【道標 経営のヒント 342】日本が誇るパール文化 小倉理加


 今、若者が憧れるジュエリーの筆頭は、パールだそうだ。少し前までは、「パールは古い」と小馬鹿にしていた世代が、こぞって手に入れているほど。もはや、空前のブームと言ってよいだろう。火付け役は、ミキモトとコム デ ギャルソンのコラボレーションである。そのファッショナブルな広告に触発され、男性陣も飛びついた。

 せっかくなので、世界を席巻しているパールの知識を少々。まず、“パール”という名前の由来は洋梨を意味するラテン語の「ピルラ」という説と、二枚貝を表す「ペルナ」という説がある。天然パールしかなかった時代は、まん丸のパールは珍しかったので、案外洋梨説が本命かもしれない。和名の真珠は、山で採れる美しい石を“玉”、海で採れるものを”珠”と呼んだからだというのが主流である。

 パールは非常に高価なものであり、地位と権力の証とされた。今、男性たちがパールのネックレスをしている姿は新鮮に映るが、昔のヨーロッパでは最も好まれていた装飾品だったらしい。

 パール好きの男性は、中国統一を果たした秦の始皇帝もしかり。不老不死のシンボルとして愛した。ジュリアス・シーザーは、手のひらでパールの重さを計るだけで価値を見抜けるぐらいパールに精通していたという。
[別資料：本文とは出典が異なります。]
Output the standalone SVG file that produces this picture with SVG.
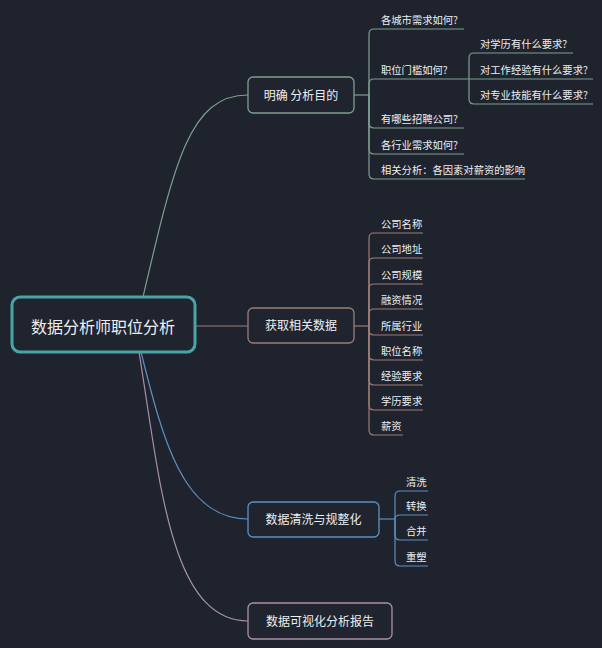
<svg xmlns="http://www.w3.org/2000/svg" width="602" height="648" viewBox="0 0 602 648">
<style>
.bg{fill:#1f232d}
.node{fill:#20242e;stroke-width:1.3}
.t{font-family:"Noto Sans CJK SC","Noto Sans",sans-serif;fill:#eceff1}
.main{font-size:12px;text-anchor:middle}
.leaf{font-size:10.3px}
.c{fill:none;stroke-width:1.2}
.g1{stroke:#7c9f90}
.g2{stroke:#9c7c78}
.g3{stroke:#5f8fc0}
.g4{stroke:#a890aa}
</style>
<rect class="bg" x="0" y="0" width="602" height="648"/>
<g id="connectors">
<path class="c g1" d="M143,297 C175,160 190,95 248,95"/>
<path class="c g2" d="M195,326 L248,326"/>
<path class="c g3" d="M141,352 C163,440 183,519 248,519"/>
<path class="c g4" d="M139,352 C160,480 170,621 248,621"/>
<!-- node1 children -->
<path class="c g1" d="M354,95 L369,95"/>
<path class="c g1" d="M369,95 L369,34 Q369,29 374,29 L464,29"/>
<path class="c g1" d="M369,95 L369,84 Q369,79 374,79 L469,79"/>
<path class="c g1" d="M369,95 L369,123 Q369,128 374,128 L464,128"/>
<path class="c g1" d="M369,95 L369,149 Q369,154 374,154 L464,154"/>
<path class="c g1" d="M369,95 L369,174 Q369,179 374,179 L525,179"/>
<path class="c g1" d="M469,79 L469,58 Q469,53 474,53 L573,53"/>
<path class="c g1" d="M469,79 L593,79"/>
<path class="c g1" d="M469,79 L469,99 Q469,104 474,104 L593,104"/>
<!-- node2 children -->
<path class="c g2" d="M354,326 L369,326"/>
<path class="c g2" d="M369,326 L369,238 Q369,233 374,233 L423,233"/>
<path class="c g2" d="M369,326 L369,263 Q369,258 374,258 L423,258"/>
<path class="c g2" d="M369,326 L369,289 Q369,284 374,284 L423,284"/>
<path class="c g2" d="M369,326 L369,314 Q369,309 374,309 L423,309"/>
<path class="c g2" d="M369,326 L369,330 Q369,335 374,335 L423,335"/>
<path class="c g2" d="M369,326 L369,355 Q369,360 374,360 L423,360"/>
<path class="c g2" d="M369,326 L369,380 Q369,385 374,385 L423,385"/>
<path class="c g2" d="M369,326 L369,405 Q369,410 374,410 L423,410"/>
<path class="c g2" d="M369,326 L369,430 Q369,435 374,435 L403,435"/>
<!-- node3 children -->
<path class="c g3" d="M379,519 L395,519"/>
<path class="c g3" d="M395,519 L395,496 Q395,491 400,491 L428,491"/>
<path class="c g3" d="M395,519 Q395,515 400,515 L428,515"/>
<path class="c g3" d="M395,519 L395,535 Q395,540 400,540 L428,540"/>
<path class="c g3" d="M395,519 L395,561 Q395,566 400,566 L428,566"/>
</g>
<g id="root">
<rect x="12" y="297" width="183" height="55" rx="8" fill="#20242e" stroke="#4aa3a6" stroke-width="3"/>
<text class="t" x="103" y="333" font-size="16" text-anchor="middle">数据分析师职位分析</text>
</g>
<g id="n1">
<rect class="node g1" x="248" y="77" width="106" height="36" rx="5"/>
<text class="t main" x="301" y="99.5">明确 分析目的</text>
</g>
<g id="n2">
<rect class="node g2" x="248" y="308" width="106" height="35" rx="5"/>
<text class="t main" x="301" y="330">获取相关数据</text>
</g>
<g id="n3">
<rect class="node g3" x="248" y="502" width="131" height="35" rx="5"/>
<text class="t main" x="313.5" y="524">数据清洗与规整化</text>
</g>
<g id="n4">
<rect class="node g4" x="248" y="603" width="144" height="36" rx="5"/>
<text class="t main" x="320" y="625.5">数据可视化分析报告</text>
</g>
<g id="n1-children">
<text class="t leaf" x="381" y="24">各城市需求如何?</text>
<text class="t leaf" x="381" y="74">职位门槛如何?</text>
<text class="t leaf" x="381" y="123">有哪些招聘公司?</text>
<text class="t leaf" x="381" y="149">各行业需求如何?</text>
<text class="t leaf" x="381" y="174">相关分析：各因素对薪资的影响</text>
<text class="t leaf" x="480" y="48">对学历有什么要求?</text>
<text class="t leaf" x="480" y="74">对工作经验有什么要求?</text>
<text class="t leaf" x="480" y="99">对专业技能有什么要求?</text>
</g>
<g id="n2-children">
<text class="t leaf" x="381" y="228">公司名称</text>
<text class="t leaf" x="381" y="253">公司地址</text>
<text class="t leaf" x="381" y="279">公司规模</text>
<text class="t leaf" x="381" y="304">融资情况</text>
<text class="t leaf" x="381" y="330">所属行业</text>
<text class="t leaf" x="381" y="355">职位名称</text>
<text class="t leaf" x="381" y="380">经验要求</text>
<text class="t leaf" x="381" y="405">学历要求</text>
<text class="t leaf" x="381" y="430">薪资</text>
</g>
<g id="n3-children">
<text class="t leaf" x="406" y="486">清洗</text>
<text class="t leaf" x="406" y="510">转换</text>
<text class="t leaf" x="406" y="535">合并</text>
<text class="t leaf" x="406" y="561">重塑</text>
</g>
</svg>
 ほかにも男性との逸話はある。古代ローマ帝国の皇帝ウィテリウスは、戦争の経費を母親が愛用していたパールの片方のイヤリングだけで支払ったそうだ。

 島国である日本では、縄文時代の遺跡から加工された淡水パールが出土されており、ゆかりが深い。「古事記」や「日本書紀」には「しらたま」「あわびたま」の名で登場し、「魏志倭人伝」では卑弥呼が魏の国王に真珠5千玉を贈ったと記されている。また、奈良の正倉院には、1200年以上前の真珠が残されている。聖武天皇の冠の装飾に使われているのだ。

 その後、御木本幸吉のおかげで、養殖真珠は日本が誇る産業に発展したが、ブームの影で危機を迎えているところもある。先日訪ねた賢島だ。3年ほど前にインバウンドで中国人に爆発的に売れていたものの、最近では彼らが養殖業者へ直接コンタクトを取るようになり、めっきり売れなくなったと嘆く。そのため、在庫がダブつき、数年は新しい商品を作る必要がなく、職人の仕事がなくなった。とくに大珠の商品はこの先、なかなか出なくなると聞いたので、記念に1点ネックレスを購入した。

 パールは、邪気を払うと信じられていたことから、かつては船乗りや漁師のお守りでもあったと聞く。まろやかな光沢は、目にするだけで癒やされるので、今の時代に好まれるのは必然なのかもしれない。